If you are new to this series of columns on Estimating with Objects, the first was in the July 1996 Object Currents issue.  The prior columns in this series gave an overview of estimating and defined some of the steps in making size and resource estimates.  If you have not read these earlier columns, you should look at them first to understand the context for this discussion and to see how these various estimating topics relate.  To repeat what I have said in previous columns, the estimating method described here is called PROBE.  If you want to quickly learn more about PROBE, you should read my book A Discipline for Software Engineering, from Addison Wesley.  This book introduces the Personal Software Process (PSP)SM, which is an orderly and defined way for software engineers to do their work.

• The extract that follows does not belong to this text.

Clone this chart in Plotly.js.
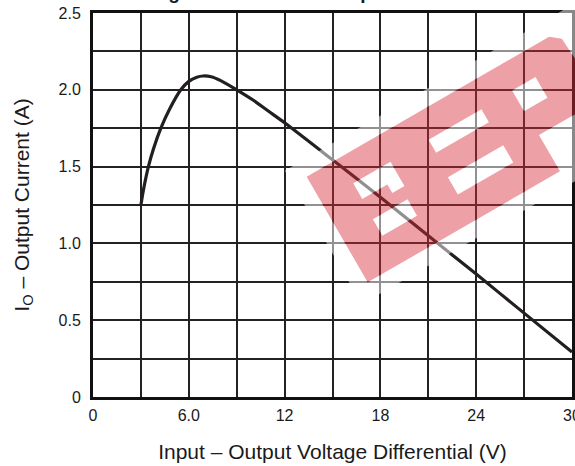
<!DOCTYPE html>
<html>
<head>
<meta charset="utf-8">
<script src="https://cdn.plot.ly/plotly-3.0.1.min.js"></script>
<style>html,body{margin:0;padding:0;background:#fff;}#chart{width:575px;height:466px;}</style>
</head>
<body>
<div id="chart"></div>
<script>
// ---- data ----
const voltageDiff = [3.0, 3.2, 3.47, 3.8, 4.25, 4.8, 5.5, 6.0, 6.5, 6.9, 7.4, 8.0, 9.0, 10.0, 11.0, 12.0, 15.0, 18.0, 21.0, 24.0, 27.0, 30.0];
const outputCurrent = [1.25, 1.37, 1.5, 1.62, 1.75, 1.875, 2.0, 2.055, 2.082, 2.09, 2.085, 2.06, 2.0, 1.935, 1.86, 1.785, 1.544, 1.30, 1.05, 0.80, 0.546, 0.293];
const xTickVals = [0, 6, 12, 18, 24, 30];
const xTickText = ['0', '6.0', '12', '18', '24', '30'];
const yTickVals = [0, 0.5, 1.0, 1.5, 2.0, 2.5];
const yTickText = ['0', '0.5', '1.0', '1.5', '2.0', '2.5'];
const xGridStep = 3;
const yGridStep = 0.25;
const chartTitle = 'Current Limiting Characteristic vs Input Differential';
const xTitle = 'Input – Output Voltage Differential (V)';
const yTitle = 'I<sub>O</sub> – Output Current (A)';

// ---- layout geometry ----
const W = 575, H = 466;
const M = {l: 93, r: 3, t: 13, b: 69};
const pw = W - M.l - M.r, ph = H - M.t - M.b;
function toPaper(px, py) { return [(px - M.l) / pw, (M.t + ph - py) / ph]; }

// watermark (decoration) drawn in a rotated local frame, pixel units
const wmOrigin = [306.7, 176.7], wmAngle = -30 * Math.PI / 180;
function local(s, t) {
  const ux = Math.cos(wmAngle), uy = Math.sin(wmAngle);
  const vx = -uy, vy = ux;
  const p = toPaper(wmOrigin[0] + s * ux + t * vx, wmOrigin[1] + s * uy + t * vy);
  return p[0].toFixed(5) + ',' + p[1].toFixed(5);
}
function poly(pts) { return 'M' + pts.map(p => local(p[0], p[1])).join(' L') + ' Z'; }
function rect(s0, s1, t0, t1) { return poly([[s0, t0], [s1, t0], [s1, t1], [s0, t1]]); }

const bandOutline = poly([[0, 0], [280, 0], [290, 8], [294, 80], [222, 80], [222, 122], [0, 122]]);
const holes = [
  rect(37, 80, 29, 47),
  rect(66, 80, 47, 57),
  rect(36, 76, 70, 89),
  rect(124, 185, 29, 44),
  rect(122, 186, 71, 91),
  rect(221, 248, 28, 52)
].join(' ');
const haloOuter = rect(-16, 320, -16, 138);

const trace = {
  x: voltageDiff, y: outputCurrent, type: 'scatter', mode: 'lines',
  line: {color: '#231f20', width: 3.2, shape: 'spline', smoothing: 0.8},
  hoverinfo: 'skip', showlegend: false
};

const FONT = 'Arial, "Liberation Sans", sans-serif';
const tickFont = {family: FONT, size: 16, color: '#1a1a1a'};
const titleFont = {family: FONT, size: 21, color: '#1a1a1a'};
const gridColor = '#222';

const layout = {
  width: W, height: H,
  margin: M,
  paper_bgcolor: '#fff', plot_bgcolor: '#fff',
  showlegend: false,
  xaxis: {
    range: [0, 30], tickvals: xTickVals, ticktext: xTickText,
    showline: true, linecolor: '#111', linewidth: 3, mirror: true,
    showgrid: true, gridcolor: gridColor, gridwidth: 2,
    minor: {dtick: xGridStep, tick0: 0, showgrid: true, gridcolor: gridColor, gridwidth: 2},
    zeroline: false, ticks: '', tickfont: tickFont, fixedrange: true,
    ticklabeloverflow: 'allow', ticklabelstandoff: 2,
    title: {text: xTitle, font: titleFont, standoff: 22}
  },
  yaxis: {
    range: [0, 2.5], tickvals: yTickVals, ticktext: yTickText,
    showline: true, linecolor: '#111', linewidth: 3, mirror: true,
    showgrid: true, gridcolor: gridColor, gridwidth: 2,
    minor: {dtick: yGridStep, tick0: 0, showgrid: true, gridcolor: gridColor, gridwidth: 2},
    zeroline: false, ticks: '', tickfont: tickFont, fixedrange: true,
    ticklabeloverflow: 'allow', ticklabelstandoff: 6,
    title: {text: yTitle, font: titleFont, standoff: 24}
  },
  annotations: [{
    text: '<b>' + chartTitle + '</b>', xref: 'paper', yref: 'paper',
    x: 0.355, y: 1.02, xanchor: 'center', yanchor: 'bottom', showarrow: false,
    font: {family: FONT, size: 19, color: '#1a1a1a'}
  }],
  shapes: [
    {type: 'path', xref: 'paper', yref: 'paper', layer: 'above', fillrule: 'evenodd',
     path: haloOuter + ' ' + bandOutline + ' ' + holes,
     fillcolor: 'rgba(255,255,255,0.5)', line: {width: 0}},
    {type: 'path', xref: 'paper', yref: 'paper', layer: 'above', fillrule: 'evenodd',
     path: bandOutline + ' ' + holes,
     fillcolor: 'rgba(214,45,55,0.45)', line: {width: 0}}
  ]
};

Plotly.newPlot('chart', [trace], layout, {displayModeBar: false, staticPlot: true});
</script>
</body>
</html>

This column continues the discussion of how to make software estimates. To make a project plan, you need a resource estimate and, to estimate resources, you need to estimate the size of the product you plan to build.  Also, to make a good size estimate, you need historical data on the sizes of the programs you have previously written.  This and the previous columns describe how to gather these data and how to use them to make the size and resource estimates. In this column, we talk about how you can make accurate estimates and how to judge the accuracy of the estimates you have made.